Tampoco se ve cómo la federalización de España encauzaría el independentismo catalán (y vasco). Sí se atisba que, tras poner patas arriba el entramado institucional, serviría para dotar a las ansias locales de nuevas trincheras desde las que disputar lo que quede del pastel. En treinta años de desarrollo autonómico se ha logrado que la cuarta parte de los españoles añore la centralización. No hay razón para suponer que otra vuelta de tuerca invirtiese la percepción. A lo mejor aumentaría el cabreo y la inquina a los autogobiernos locales y localistas.
No se entiende la ‘salida’ socialista de un modelo federal. Preocupa que un partido nacional improvise sobre cuestión tan crucial y que quiera tapar sus vías de agua por el medio de generalizarlas. Sigue pesando la fascinación que a la izquierda española le provocan los nacionalismos, que les tiene acomplejados. ¿De verdad creen como antaño que son ‘fuerzas de progreso’ y que lleva a algún lado seguirles la corriente o montarse en su ola?

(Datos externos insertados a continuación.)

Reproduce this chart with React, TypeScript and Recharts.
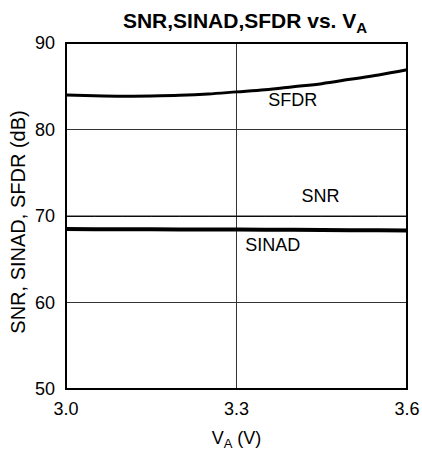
import React from 'react';
import { LineChart, Line, XAxis, YAxis, CartesianGrid, ReferenceArea, ReferenceDot, Label } from 'recharts';

const voltages = [3.0, 3.05, 3.1, 3.15, 3.2, 3.25, 3.3, 3.35, 3.4, 3.45, 3.5, 3.55, 3.6];
const sfdr = [84.0, 83.9, 83.85, 83.88, 83.95, 84.1, 84.35, 84.6, 84.95, 85.3, 85.8, 86.3, 86.9];
const snr = [69.95, 69.95, 69.95, 69.95, 69.95, 69.95, 69.95, 69.95, 69.95, 69.95, 69.95, 69.95, 69.95];
const sinad = [68.5, 68.48, 68.47, 68.46, 68.45, 68.44, 68.43, 68.42, 68.4, 68.38, 68.36, 68.34, 68.32];

const xTicks = [3.0, 3.3, 3.6];
const yTicks = [50, 60, 70, 80, 90];

const seriesLabels = [
  { name: 'SFDR', x: 3.399, y: 83.45 },
  { name: 'SNR', x: 3.448, y: 72.35 },
  { name: 'SINAD', x: 3.364, y: 66.7 },
];

const data = voltages.map((v, i) => ({ v, sfdr: sfdr[i], snr: snr[i], sinad: sinad[i] }));

const FONT = 'Liberation Sans, Arial, sans-serif';

export default function App() {
  return (
    <div style={{ position: 'absolute', left: 0, top: 0, width: 422, height: 450, background: '#fff', fontFamily: FONT }}>
      <div style={{ position: 'absolute', left: 0, top: 10, width: 490, lineHeight: '22px', textAlign: 'center', fontWeight: 'bold', fontSize: 21, color: '#000', whiteSpace: 'nowrap' }}>
        SNR,SINAD,SFDR vs. V<span style={{ fontSize: 15, position: 'relative', top: 5 }}>A</span>
      </div>
      <LineChart width={422} height={450} data={data} margin={{ top: 43, right: 15, bottom: 0, left: 0 }} style={{ fontFamily: FONT }}>
        <CartesianGrid stroke="#333" strokeWidth={1} horizontal vertical />
        <XAxis
          dataKey="v"
          type="number"
          domain={[3.0, 3.6]}
          ticks={xTicks}
          tickFormatter={(t: number) => t.toFixed(1)}
          height={61}
          tickLine={false}
          tickSize={0}
          tickMargin={13}
          axisLine={{ stroke: '#000', strokeWidth: 2 }}
          tick={{ fill: '#000', fontSize: 18 }}
        >
          <Label
            content={(props: any) => {
              const vb = props.viewBox || {};
              const cx = vb.x + vb.width / 2;
              return (
                <text x={cx} y={444} textAnchor="middle" fontSize={18} fill="#000" fontFamily={FONT}>
                  V<tspan fontSize={13} dy={4}>A</tspan><tspan dy={-4}> (V)</tspan>
                </text>
              );
            }}
          />
        </XAxis>
        <YAxis
          type="number"
          domain={[50, 90]}
          ticks={yTicks}
          width={66}
          tickLine={false}
          tickSize={0}
          tickMargin={11}
          axisLine={{ stroke: '#000', strokeWidth: 2 }}
          tick={{ fill: '#000', fontSize: 18 }}
        >
          <Label
            content={() => (
              <text x={25} y={222} transform="rotate(-90 25 222)" textAnchor="middle" fontSize={20} fill="#000" fontFamily={FONT}>
                SNR, SINAD, SFDR (dB)
              </text>
            )}
          />
        </YAxis>
        <ReferenceArea x1={3.0} x2={3.6} y1={50} y2={90} fill="none" stroke="#000" strokeWidth={2} ifOverflow="visible" />
        <Line type="monotone" dataKey="snr" stroke="#000" strokeWidth={1} dot={false} isAnimationActive={false} />
        <Line type="monotone" dataKey="sinad" stroke="#000" strokeWidth={4} dot={false} isAnimationActive={false} />
        <Line type="monotone" dataKey="sfdr" stroke="#000" strokeWidth={3} dot={false} isAnimationActive={false} />
        {seriesLabels.map((s) => (
          <ReferenceDot
            key={s.name}
            x={s.x}
            y={s.y}
            r={0}
            fill="none"
            stroke="none"
            ifOverflow="visible"
            label={{ value: s.name, position: 'center', fontSize: 18, fill: '#000', fontFamily: FONT }}
          />
        ))}
      </LineChart>
    </div>
  );
}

La adopción del federalismo como bandera alternativa a la derecha, con sugerencias de soberanías distintas a la constitucional, impedirá la racionalización de nuestras estructuras territoriales. Creará un nuevo campo de batalla. Tendremos centralistas, autonomistas, federales, confederales, soberanistas, independentistas, todos a la búsqueda de las incompatibilidades mutuas para mejor argumentar a la contra.